A Nanoscale Study of Dislocation Nucleation at the Crack Tip in Nickel-Hydrogen System
Solanki, K.N., Ward, D. K., & Bammann, D. (2011). A Nanoscale Study of Dislocation Nucleation at the Crack Tip in Nickel-Hydrogen System. Metallurgical and Materials Transactions A. 42(2), 340-347.
Strengthening and embrittlement are controlled by the interactions between dislocations and hydrogen induced defect structures that can inversely affect the deformation mechanisms in materials. Here we present a simulation framework to understand fundamental issues associated with hydrogen assisted dislocation nucleation and mobility using Monte Carlo (MC) and molecular dynamics (MD).
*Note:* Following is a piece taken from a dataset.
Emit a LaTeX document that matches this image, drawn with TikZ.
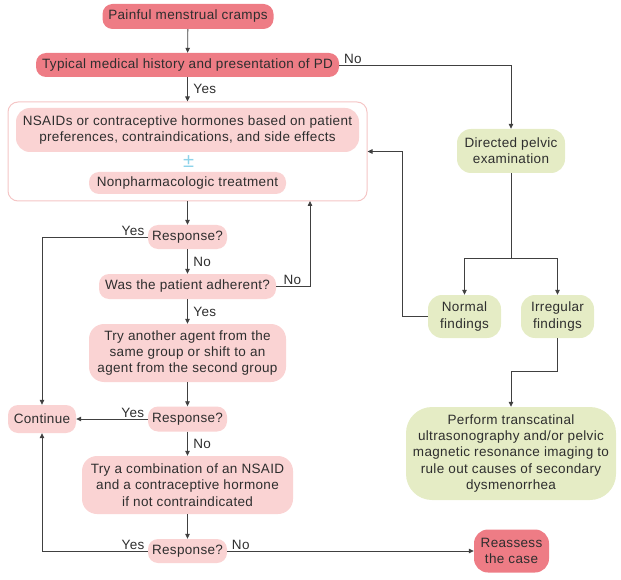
\documentclass[tikz,border=0pt]{standalone}
\usepackage{fontspec}
\setmainfont{Liberation Sans}[LetterSpace=2.5]
\usetikzlibrary{arrows.meta,positioning}
\definecolor{pinkdark}{HTML}{EE7C85}
\definecolor{pinklight}{HTML}{FAD3D3}
\definecolor{greenc}{HTML}{E5ECC5}
\definecolor{pinkborder}{HTML}{F5C6C6}
\definecolor{pmblue}{HTML}{8DD3EA}
\definecolor{linec}{HTML}{404040}
\definecolor{textc}{HTML}{2E2E2E}
\begin{document}
\begin{tikzpicture}[x=1pt,y=-1pt,
  every node/.style={font=\fontsize{13.5}{16.2}\selectfont, text=textc},
  box/.style={inner sep=0pt, align=center, rounded corners=10pt},
  darkbox/.style={box, fill=pinkdark},
  lightbox/.style={box, fill=pinklight},
  greenbox/.style={box, fill=greenc},
  arr/.style={draw=linec, line width=0.8pt, -{Triangle[length=5pt,width=4.5pt]}},
  lbl/.style={inner sep=1pt}
]
\useasboundingbox (0,0) rectangle (621,580);
% outer box
\node[draw=pinkborder, line width=1pt, fill=white, rounded corners=10pt, minimum width=359pt, minimum height=99pt, inner sep=0pt] (outer) at (187.5,151.5) {};
% nodes
\node[darkbox, minimum width=171pt, minimum height=25pt] (painful) at (188,16.5) {Painful menstrual cramps};
\node[darkbox, minimum width=303pt, minimum height=24pt] (typical) at (187.5,65) {Typical medical history and presentation of PD};
\node[lightbox, rounded corners=14pt, minimum width=343pt, minimum height=44pt] (nsaids) at (187.5,130) {NSAIDs or contraceptive hormones based on patient\\preferences, contraindications, and side effects};
\node[text=pmblue, inner sep=0pt, font=\fontsize{20}{20}\selectfont] (pm) at (188.5,162) {±};
\node[lightbox, minimum width=197pt, minimum height=22pt] (nonpharm) at (187.5,183) {Nonpharmacologic treatment};
\node[lightbox, minimum width=79pt, minimum height=24pt] (resp1) at (187.5,237) {Response?};
\node[lightbox, minimum width=177pt, minimum height=25pt] (adherent) at (187.5,286.5) {Was the patient adherent?};
\node[lightbox, rounded corners=15pt, minimum width=197pt, minimum height=58pt] (tryanother) at (187.5,353) {Try another agent from the\\same group or shift to an\\agent from the second group};
\node[lightbox, minimum width=79pt, minimum height=25pt] (resp2) at (187.5,419) {Response?};
\node[lightbox, minimum width=68pt, minimum height=28pt] (continue) at (42,419) {Continue};
\node[lightbox, rounded corners=15pt, minimum width=211pt, minimum height=58pt] (combo) at (187.5,485) {Try a combination of an NSAID\\and a contraceptive hormone\\if not contraindicated};
\node[lightbox, minimum width=79pt, minimum height=24pt] (resp3) at (187.5,551) {Response?};
\node[darkbox, rounded corners=14pt, minimum width=75pt, minimum height=43pt] (reassess) at (511.5,551) {Reassess\\the case};
\node[greenbox, rounded corners=14pt, minimum width=108pt, minimum height=44pt] (directed) at (511,151) {Directed pelvic\\examination};
\node[greenbox, rounded corners=14pt, minimum width=73pt, minimum height=43pt] (normal) at (464.5,316.5) {Normal\\findings};
\node[greenbox, rounded corners=14pt, minimum width=73pt, minimum height=43pt] (irregular) at (557.5,316.5) {Irregular\\findings};
\node[greenbox, rounded corners=26pt, minimum width=210pt, minimum height=93pt] (perform) at (511,453.5) {Perform transcatinal\\ultrasonography and/or pelvic\\magnetic resonance imaging to\\rule out causes of secondary\\dysmenorrhea};
\coordinate (backin) at (310,201);
% connectors
\draw[arr] (painful) -- (typical);
\draw[arr] (typical) -- node[lbl, right, xshift=4.5pt]{Yes} (outer);
\draw[arr] (typical.east) -| node[lbl, above, pos=0.04]{No} (directed.north);
\draw[arr] (outer.south) -- (resp1.north);
\draw[arr] (resp1) -- node[lbl, right, xshift=4.5pt]{No} (adherent);
\draw[arr] (resp1.west) -| node[lbl, above, pos=0.07]{Yes} (continue.north);
\draw[arr] (adherent.east) -| node[lbl, above, pos=0.24]{No} (backin);
\draw[arr] (adherent) -- node[lbl, right, xshift=4.5pt]{Yes} (tryanother);
\draw[arr] (tryanother) -- (resp2);
\draw[arr] (resp2.west) -- node[lbl, above, pos=0.21]{Yes} (continue.east);
\draw[arr] (resp2) -- node[lbl, right, xshift=4.5pt]{No} (combo);
\draw[arr] (combo) -- (resp3);
\draw[arr] (resp3.west) -| node[lbl, above, pos=0.07]{Yes} (continue.south);
\draw[arr] (resp3.east) -- node[lbl, above, pos=0.055]{No} (reassess.west);
\draw[arr] (directed.south) -- ++(0,85) -| (normal.north);
\draw[arr] (directed.south) -- ++(0,85) -| (irregular.north);
\draw[arr] (normal.west) -- ++(-25,0) |- (outer.east);
\draw[arr] (irregular.south) -- ++(0,33) -| (perform.north);
\end{tikzpicture}
\end{document}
In order to study the interaction between H and dislocations and its effect on material failure we have extensively examined mode I loading of an edge crack using MD simulations. The MD calculations of the total structural energy in Ni-H system shows that hydrogen atoms prefer to occupy octahedral interstitial sites in the FCC Ni lattice. As hydrogen concentration is increased, the Young’s modulus and the energy required to create free surface decreased, resulting in hydrogen enhanced localized plasticity. The MD simulations also indicate that H not only facilitates dislocation emission from the crack tip but also enhances dislocation mobility, leading to softening of the material ahead of the crack tip. While the decrease in surface energy suggests hydrogen embrittlement the increase in local plasticity induces crack blunting and prohibits crack propagation. The mechanisms responsible for transitioning from a ductile to brittle crack behavior clearly depend on the hydrogen concentration and its proximity to the crack tip. Enhanced plasticity will occur within a general field of H atoms that results in lower stacking fault and surface energies, yet H interstitials on preferential slip planes can inhibit dislocation nucleation.